映画『バーナデット ママは行方不明』予告編 - YouTube
予告編な感じから何となく〝意識高めの良さげな映画〟という印象が感じられたけれど、そこはリチャード・リンクレイター作品。「人生に疲れた主人公が旅に出て自分を取り戻す」といった枠に収まらない、とてもとても業の深い話であったというのが第一印象だ。
社会/世間が強制(矯正)しようとする息苦しさは多くの人生において存在しているのだけれど、だからといってバーナデットが抱える生き辛さを、軽々しく「わたしもそうなのだ」と共有化することはできない。彼女の持つ唯一無二という意味でのユニークさは、わたしにはないものだからだ。
バーナデットの心を共有化するのは簡単ではない。彼女の抑圧を簡単に葛藤や苦悩というところへ落とし込むほどバーナデットの人生は単純には出来ていない。

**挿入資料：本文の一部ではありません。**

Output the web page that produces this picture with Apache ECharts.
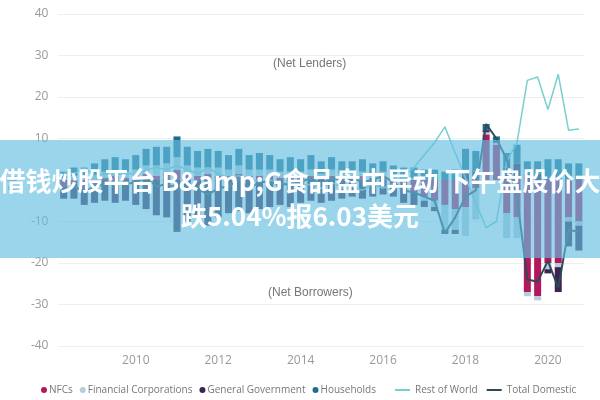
<!DOCTYPE html>
<html>
<head>
<meta charset="utf-8">
<title>Net lending by sector</title>
<script src="https://cdn.jsdelivr.net/npm/echarts@6/dist/echarts.min.js"></script>
<style>
	html, body { margin: 0; padding: 0; background: #fff; }
	#chart { width: 600px; height: 400px; }
</style>
</head>
<body>
<div id="chart"></div>
<script>
"use strict";

// quarters 2008Q2 .. 2020Q4
var quarters = [];
for (var y = 2008; y <= 2020; y++) {
	for (var q = 1; q <= 4; q++) {
		if (y === 2008 && q === 1) continue;
		quarters.push(y + "Q" + q);
	}
}
var yearTicks = ["2010", "2012", "2014", "2016", "2018", "2020"];

// € bn
var nfcs = [-1.5, -1, -2, -1, 0.5, 1, 0.5, 1, 1.5, 1, 2, 2.5, 1.5, 1, 1.5, 1, 1, 1.5, 1, 1, 1, 0.5, 1, 0.5, 1, 0.5, 1, 0.5, 0.5, 1, 0.5, 0.5, -1, -2, -3, -4, -5, -6, -7, -6.5, -2, 11, 8.5, -8, -9, -27, -28, -20, -20, -9, -10];
var finCorps = [0.5, 1, 0.5, 1, 1.5, 1, 1.5, 1.5, 2, 2.5, 2, 3, 2, 2, 1.5, 2, 1.5, 2, 1.5, 1.5, 1.5, 1.5, 1, 1.5, 1.5, 1, 1.5, 1, 1.5, 1, 1, 1.5, 1, 1, 0.5, -1, -1.5, -6, -5, -7, -7.5, 0.5, 0.5, -6, -5, -1, -1, -1.5, -1, -1, -1];
var genGov = [-3, -3.5, -4, -4.5, -5, -5.5, -5, -6, -7, -8.5, -9, -12.5, -10, -9, -11, -9, -8, -7.5, -8, -7, -6.5, -6, -6.5, -5.5, -5, -5.5, -5, -4.5, -4, -4.5, -4, -3.5, -3, -3.5, -3, -1.5, -1, -1, -1, 2.5, 2, 0.5, 0.5, 3, 4, 1.5, 1.5, -1, -6, -6, -6];
var households = [1.5, 2, 2.5, 3, 3, 3.5, 3, 3.5, 4, 4.5, 4, 5, 4.5, 4, 4.5, 4, 3.5, 4, 3.5, 4, 3.5, 3, 3.5, 3, 3.5, 3, 3, 3, 2.5, 3, 2.5, 2.5, 2.5, 2, 2.5, 2.5, 2.5, 2, 2.5, 5, 5, 1.5, 1, 3.5, 4.5, 3, 3, 5, 5, 4, 4];
var restOfWorld = [2, 1.5, 3, 1, 1.5, 1, 2, 1, 2.5, 3, 2.5, 3.5, 2.5, 1.5, 3, 1.5, 0.5, 1, 0.5, -0.5, 0, -1, -0.5, -1.5, -1, -2, -0.5, -2, -1.5, -2.5, -1, -2, -1, 1, 3, 6, 9, 12.8, 6.5, 0.5, -5.5, -11.5, -10, 4.5, 9, 24, 24.8, 17, 25.5, 12, 12.3];
var totalDomestic = [-2.5, -1.5, -3, -1.5, -1, -0.5, -1, -0.5, 0.5, -1.5, -1, -2, -2, -2, -3.5, -2, -1.5, 0, -2, -0.5, -0.5, -1, -1, -0.5, 0.5, -1, 0.5, 0, 0.5, -0.5, 0, 1, -0.5, -2.5, -3, -4, -5, -12.8, -9, -4, -2.5, 13.5, 10, 5, -4, -24, -24.5, -19.5, -26, -12, -12.5];

var sectorNames = ["NFCs", "Financial Corporations", "General Government", "Households"];
var lineNames = ["Rest of World", "Total Domestic"];

var headline = ["借钱炒股平台 B&amp;G食品盘中异动 下午盘股价大", "跌5.04%报6.03美元"];

var chart = echarts.init(document.getElementById("chart"));

function barSeries(name, data, color) {
	return {
		name: name,
		type: "bar",
		stack: "sector",
		barCategoryGap: "32%",
		itemStyle: { color: color },
		data: data
	};
}

function lineSeries(name, data, color, width) {
	return {
		name: name,
		type: "line",
		symbol: "none",
		lineStyle: { color: color, width: width },
		itemStyle: { color: color },
		z: 3,
		data: data
	};
}

var option = {
	animation: false,
	textStyle: { fontFamily: "Open Sans, Noto Sans, sans-serif" },
	grid: { left: 55, right: 16, top: 14, bottom: 54 },
	legend: [
		{
			data: sectorNames.map(function (n) { return { name: n, icon: "circle" }; }),
			left: 36,
			top: 380,
			itemWidth: 6,
			itemHeight: 6,
			itemGap: 7,
			textStyle: { fontSize: 10, color: "#777", padding: [0, 0, 0, -3] }
		},
		{
			data: lineNames,
			left: 390,
			top: 380,
			itemWidth: 15,
			itemHeight: 2,
			itemGap: 9,
			icon: "rect",
			textStyle: { fontSize: 10, color: "#777" }
		}
	],
	xAxis: {
		type: "category",
		data: quarters,
		axisLine: { show: false, onZero: false },
		axisTick: { show: false },
		axisLabel: {
			color: "#999",
			fontSize: 12,
			margin: 9,
			interval: function (idx, val) {
				return yearTicks.indexOf(val.slice(0, 4)) >= 0 && val.slice(4) === "Q1";
			},
			formatter: function (val) { return val.slice(0, 4); }
		}
	},
	yAxis: {
		type: "value",
		min: -40,
		max: 40,
		interval: 10,
		name: "€ bn",
		nameLocation: "middle",
		nameRotate: 90,
		nameGap: 38,
		nameTextStyle: { color: "#999", fontSize: 12 },
		axisLabel: { color: "#999", fontSize: 12, margin: 10 },
		splitLine: { lineStyle: { color: "#eee" } }
	},
	series: [
		barSeries(sectorNames[0], nfcs, "#b3185c"),
		barSeries(sectorNames[1], finCorps, "#b4cedb"),
		barSeries(sectorNames[2], genGov, "#3d2350"),
		barSeries(sectorNames[3], households, "#1d6e8e"),
		lineSeries(lineNames[0], restOfWorld, "#78cfcf", 1.5),
		lineSeries(lineNames[1], totalDomestic, "#2e4a5a", 2)
	],
	graphic: [
		{ type: "text", left: 273, top: 58, style: { text: "(Net Lenders)", fill: "#777", fontSize: 12 } },
		{ type: "text", left: 268, top: 287, style: { text: "(Net Borrowers)", fill: "#777", fontSize: 12 } },
		{
			type: "rect", z: 100,
			shape: { x: 0, y: 140, width: 600, height: 118 },
			style: { fill: "rgba(100,190,225,0.65)" }
		},
		{
			type: "text", z: 101, x: 300, y: 181,
			style: {
				text: headline[0], fill: "#fff", align: "center", verticalAlign: "middle",
				font: "bold 26px 'Noto Sans CJK SC'"
			}
		},
		{
			type: "text", z: 101, x: 300, y: 216,
			style: {
				text: headline[1], fill: "#fff", align: "center", verticalAlign: "middle",
				font: "bold 26px 'Noto Sans CJK SC'"
			}
		}
	]
};

chart.setOption(option);
</script>
</body>
</html>
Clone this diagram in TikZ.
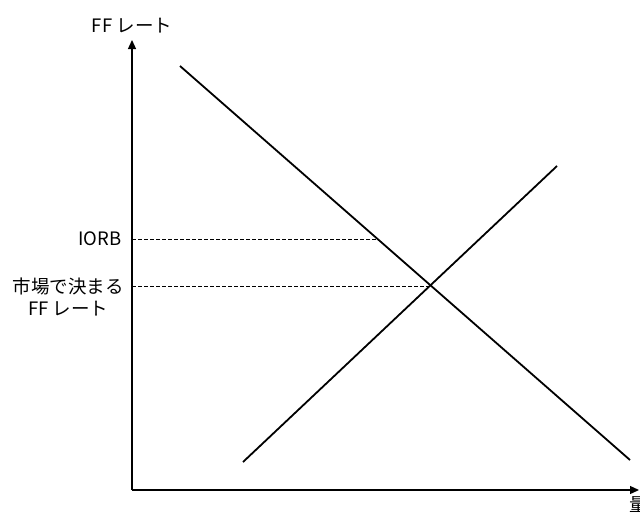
\documentclass[tikz,border=0pt]{standalone}
\usepackage{fontspec}
\setmainfont{Noto Sans CJK JP}
\usetikzlibrary{arrows.meta}
\begin{document}
\begin{tikzpicture}[x=1pt,y=-1pt,font=\fontsize{18.5}{22}\selectfont]
            \useasboundingbox (0,0) rectangle (640,520);
            \clip (0,0) rectangle (640,520);
            \coordinate (O) at (132,490);
            \draw[-{Triangle[length=9pt,width=8pt]}, line width=1.3pt] (O) -- (132,40) node[above=3pt] {FF レート};
            \draw[-{Triangle[length=9pt,width=8pt]}, line width=1.3pt] (O) -- (639,490) node[below=3pt] {量};

            \draw[line width=1.8pt] (180,66) -- (630,460);
            \draw[line width=1.8pt] (243,462) -- (557,166);

            \draw[dashed, dash pattern=on 3.5pt off 2.5pt, line width=0.7pt] (132,239) -- (377,239);
            \draw[dashed, dash pattern=on 3.5pt off 2.5pt, line width=0.7pt] (132,286) -- (430,286);
            \node[anchor=east] at (125,239) {IORB};
            \node[anchor=east, align=center, inner sep=2pt] at (126,297) {市場で決まる\\FF レート};
        \end{tikzpicture}
\end{document}
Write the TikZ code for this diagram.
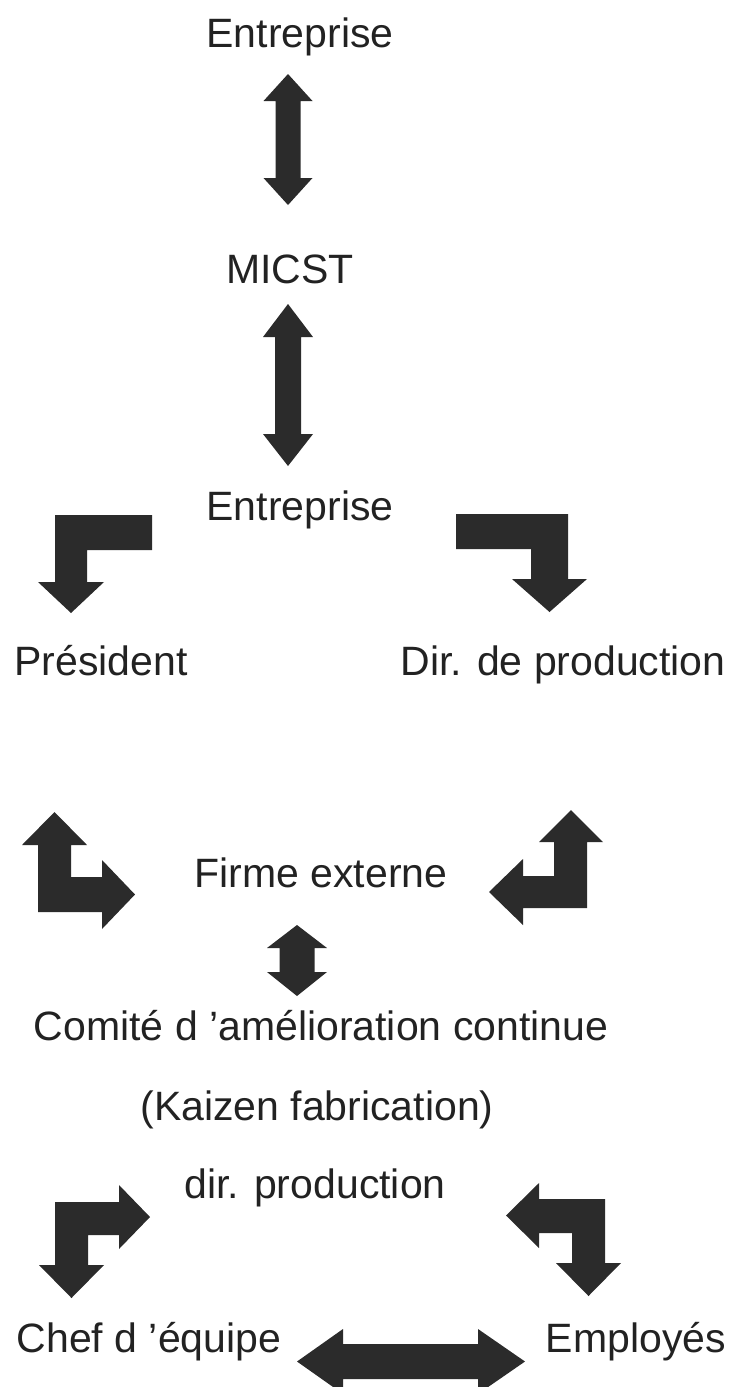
\documentclass[tikz,border=0pt]{standalone}
\usepackage{fontspec}
\setmainfont{Liberation Sans}
\definecolor{arrowgray}{HTML}{2B2B2B}
\definecolor{txtgray}{HTML}{222222}
\begin{document}
\begin{tikzpicture}[x=1pt,y=-1pt,
  lbl/.style={anchor=base,inner sep=0pt,text=txtgray,font=\fontsize{41}{49}\selectfont},
  blockarrow/.style={fill=arrowgray,draw=none}]
\useasboundingbox (0,0) rectangle (751,1387);
% labels
\node[lbl] (ent1) at (300,47) {Entreprise};
\node[lbl] (micst) at (290,283) {MICST};
\node[lbl] (ent2) at (300,520) {Entreprise};
\node[lbl] (pres) at (101,675) {Président};
\node[lbl] (dirprod) at (563,675) {Dir. de production};
\node[lbl] (firme) at (321,887) {Firme externe};
\node[lbl] (comite) at (321,1040) {Comité d ’amélioration continue};
\node[lbl] (kaizen) at (317,1120) {(Kaizen fabrication)};
\node[lbl] (dirp2) at (315,1198) {dir. production};
\node[lbl] (chef) at (149,1352) {Chef d ’équipe};
\node[lbl] (empl) at (636,1352) {Employés};
% vertical double arrows
\fill[blockarrow] (288,74) -- (312.5,101) -- (300.5,101) -- (300.5,178) -- (312.5,178) -- (288,205) -- (263.5,178) -- (275.5,178) -- (275.5,101) -- (263.5,101) -- cycle;
\fill[blockarrow] (288,304) -- (313,337) -- (301,337) -- (301,434) -- (313,434) -- (288,466) -- (263,434) -- (275,434) -- (275,337) -- (263,337) -- cycle;
\fill[blockarrow] (297,925) -- (327,948) -- (314.5,948) -- (314.5,972) -- (327,972) -- (297,996) -- (267,972) -- (279.5,972) -- (279.5,948) -- (267,948) -- cycle;
% bent arrows
\fill[blockarrow] (152,515) -- (55,515) -- (55,582) -- (38,582) -- (71,613) -- (104,582) -- (87,582) -- (87,550) -- (152,550) -- cycle;
\fill[blockarrow] (456,514) -- (568,514) -- (568,579) -- (587,579) -- (549.5,612) -- (512,579) -- (531,579) -- (531,549) -- (456,549) -- cycle;
\fill[blockarrow] (54.5,812) -- (87,845) -- (71,845) -- (71,877) -- (102,877) -- (102,860) -- (135,894.5) -- (102,929) -- (102,912) -- (38,912) -- (38,845) -- (22,845) -- cycle;
\fill[blockarrow] (571,810) -- (603,842) -- (587,842) -- (587,908) -- (523,908) -- (523,925) -- (489,892) -- (523,859) -- (523,876) -- (554,876) -- (554,842) -- (539,842) -- cycle;
\fill[blockarrow] (55,1202) -- (119,1202) -- (119,1185) -- (150,1217) -- (119,1249) -- (119,1235) -- (88,1235) -- (88,1265) -- (104,1265) -- (71.5,1298) -- (39,1265) -- (55,1265) -- cycle;
\fill[blockarrow] (605,1199) -- (539,1199) -- (539,1183) -- (506,1215.5) -- (539,1248) -- (539,1233) -- (572,1233) -- (572,1263) -- (556,1263) -- (588.5,1296) -- (621,1263) -- (605,1263) -- cycle;
% horizontal double arrow
\fill[blockarrow] (297,1361.5) -- (343,1329) -- (343,1344) -- (478,1344) -- (478,1329) -- (525,1361.5) -- (478,1394) -- (478,1379) -- (343,1379) -- (343,1394) -- cycle;
\end{tikzpicture}
\end{document}
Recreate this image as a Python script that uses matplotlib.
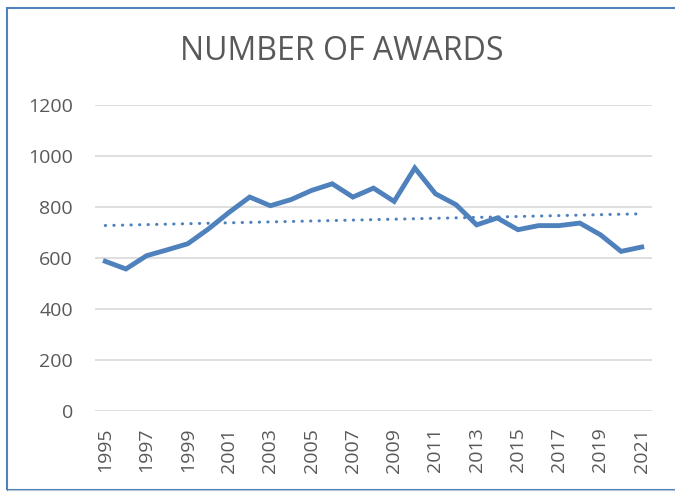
import matplotlib
matplotlib.use("Agg")
import matplotlib.pyplot as plt
from matplotlib.patches import Rectangle
import numpy as np

plt.rcParams['font.family'] = ['Open Sans', 'DejaVu Sans']

# Данні з графіка (оцінено з картинки)
years = list(range(1995, 2022))
awards = [587, 557, 609, 632, 656, 714, 779, 839, 805, 829, 865, 891, 839, 874,
          822, 953, 852, 809, 730, 757, 711, 727, 727, 737, 691, 626, 643]
y_ticks = [0, 200, 400, 600, 800, 1000, 1200]
x_labels = [str(y) for y in years[::2]]

line_color = '#4F81BD'
text_color = '#595959'

fig = plt.figure(figsize=(6.75, 4.92), dpi=100)
ax = fig.add_axes([0.1407, 0.1646, 0.8253, 0.622])

ax.plot(years, awards, color=line_color, linewidth=3.5, solid_joinstyle='miter', zorder=3)

# Лінійний тренд, як у Excel
k, b = np.polyfit(years, awards, 1)
trend = [k * x + b for x in years]
ax.plot(years, trend, color=line_color, linewidth=2.2, linestyle=(0, (0.1, 2.7)),
        dash_capstyle='round', zorder=2)

ax.set_ylim(0, 1200)
ax.set_xlim(1994.5, 2021.5)
ax.set_yticks(y_ticks)
ax.set_xticks(years[::2])
ax.set_xticklabels(x_labels, rotation=90)
ax.tick_params(axis='both', length=0, labelsize=14, colors=text_color)
ax.tick_params(axis='y', pad=16)
ax.tick_params(axis='x', pad=12)
ax.grid(axis='y', color='#D9D9D9', linewidth=1.2)
ax.set_axisbelow(True)
for s in ax.spines.values():
    s.set_visible(False)

fig.text(0.507, 0.896, 'NUMBER OF AWARDS', ha='center', va='center',
         fontsize=23, color=text_color, fontweight='normal')

# Рамка діаграми
fig.patches.append(Rectangle((0.010, 0.004), 1.2, 0.98, transform=fig.transFigure,
                             fill=False, edgecolor=line_color, linewidth=1.5))
fig.patches.append(Rectangle((0.012, 0.003), 1.2, 0.002, transform=fig.transFigure,
                             fill=True, facecolor='#B7C6D6', edgecolor='none'))

fig.savefig('out.png', dpi=100)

クリエイターとしての矜持、創造への衝動というものはわたし達が容易に踏み込んで語るような領域ではないし、そもそも彼女自身もそれを消化しきれていないからこそ、社会との距離感のバランスが崩れているように見える。
これが〝南極という大自然(或いは無垢でイノセントな人々)に触れたら人生観変わりました!〟という話であれば、わたしの心は動かなかっただろう。そうではなくて、彼女のように業を抱えた者がどのように救済されていくのか、そこを描いているからこそ、グッとくるのだと思っている。モノづくりとして欲望を掻き立てるものを見つける事が出来るかどうかがポイントであって、それこそがバーナデットが彼女である事の証を取り戻すかどうかの鍵となる。「ママには難しいの、人生の陳腐さが。でも些細な事に感動する権利はある」という娘との会話が妙に胸に刺さるのは、業の深さを抱えた人間が人生を取り戻す困難さを感じ取っているからかもしれない。
キャスト陣も印象深い。ビリー・クラダップは安易な〝仕事優先で家庭に無理解な夫〟というクリシェに陥る事なく、深みのある人物像になっていて実に良い。クリステン・ウィグも流石という他なかった。コメディ・リリーフ的に登場しながら、要所要所のとても重要な場面に関わってくる。赦しと救済が一気に訪れるあの場面にはかなりグッときてしまった。
そして、ケイト・ブランシェットは当たり前のように素晴らしい。気難しさと愛嬌が混在するキャラクターを演じられる人はそういない。そして、ボロボロになりなぎらもどこか気高さを拭いきれないその佇まいは、スマートに着地するラストに説得力をもたらしているような気がします。
それにしても『タイム・アフター・タイム』にこれほど泣かされようとは。